As has often been the case, Martin O’Malley’s personal irritant – that burr under his saddle known as Change Maryland – came out with hard jobs data which showed he’s the job-losing governor.
Using federal employment figures, the number crunchers at Change Maryland found out that 22 of Maryland’s 24 jurisdictions have seen total employment fall from 2007 through 2011. The only two jurisdictions showing gains were St. Mary’s and Howard counties, with St. Mary’s state-leading growth pegged at 6.2 percent. (In real jobs, it’s just under 2,500. Howard County had a smaller 2.8% gain but it translated into just over 4,000 jobs.)
To be fair, though, the numbers through the first half of 2012 would prove sufficient to put eight counties in the black from their 2007 average. Even that comes with a caveat, though, for in June employment tends to be around the highest in the calendar year; in particular June numbers would pull Worcester County to a point where its employment growth would be 20 percent. That’s why Change Maryland opted to use a common yearlong average in compiling its bleak set of figures.
Speaking in the press release accompanying the numbers:
“Coming out of the recession, we’re just not posting strong gains consistently, across the state,” said Change Maryland Communications and Policy Director Jim Pettit. “And we’re finding that our largest jurisdictions are pulling employment levels down, and we need to see an opposite trend in order to restore economic performance statewide.”
On the very last page of their release, Change Maryland ranks each county in percentage growth (or decline) and that’s where Martin O’Malley’s War on Rural Maryland (and, in particular, the Eastern Shore) rears its ugly head. The bottom nine performers, the laggards in an already slothlike recovery, just so happen to be the nine counties comprising the Eastern Shore. (In order from bad to worst, they are Caroline, Worcester, Somerset, Dorchester, Queen Anne’s, Wicomico, Talbot, Cecil, and Kent.) 12,853 jobs have been lost in the period between 2007 and 2011 within that nine-county area, which had a total employment of 159,501 as of the end of 2011. Put another way, for every 100 jobs which existed here on the Eastern Shore in 2007, only 92 remained four years later.
So why is the Eastern Shore holding back the state? I have a number of theories, some of which can be traced to O’Malley’s liberal policies and others being systemic problems without such a quick fix.
Obviously the O’Malley bias against rural development is best shown by the passage of SB236 last year, a bill which allowed the state to butt into local planning decisions and encouraged growth only in limited areas. Want to build a job-creating facility in an area with room to expand? Not so fast. The ever-increasing taxes and fees adopted or expanded by O’Malley haven’t helped much either.
But we can’t completely blame O’Malley for everything, regardless of the temptation to do so. Bad decisions have been made by the previous federal, state and local authorities as well, most particularly in the area of infrastructure and transportation. Most glaring among those to me was not building a southern crossing over Chesapeake Bay at its narrow portion just west of Cambridge and not pushing to have a better north-south highway built through Delaware, to allow quicker access to the Northeast. Both of those would be difficult, if not impossible, to complete now in the present anti-growth climate.
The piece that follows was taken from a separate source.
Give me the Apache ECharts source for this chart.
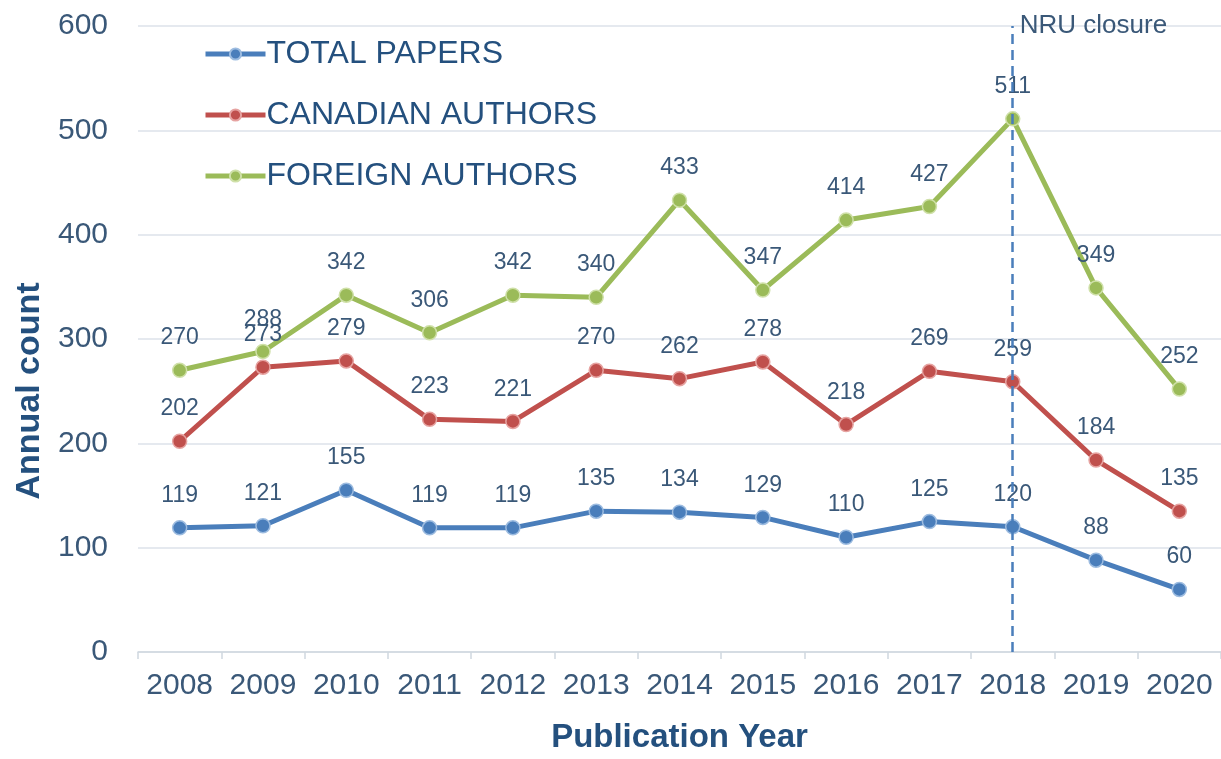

There will be those who say the problem with the Eastern Shore is that it’s grown too much and losing its rural character. But I beg to differ, as that rural character is falling victim more to the ubiquitous, homogenized media culture than to any growth. We are a long, long way from becoming Howard County or the bedroom suburbs south of Washington, D.C. because we don’t have a large metropolis to serve as a driving force for suburbanization. (The largest Eastern Shore city is Salisbury, with a population just over 30,000. Several I-95 corridor suburban bedroom communities are larger by themselves, not to mention the root urban area.) Even if we grew at an astounding rate of 10 percent a year, Wicomico County would take decades to get to the level of a Montgomery County.
But we’re not going to get anywhere except to becoming the next deserted dust bowl if policies in Maryland (and nationally) don’t change. Change Maryland just showed us the evidence that what we’re doing now is a disaster.
As an aside, it’s worth pointing out that Delegate Mike McDermott introduced a bill to repeal last year’s SB236. HB106 is seventeen pages long, but practically all of the text is there in order to show existing law which would be scrubbed. A total of 24 GOP co-sponsors are behind the bill, which is awaiting a hearing in Delegate Maggie McIntosh’s Environmental Matters Committee.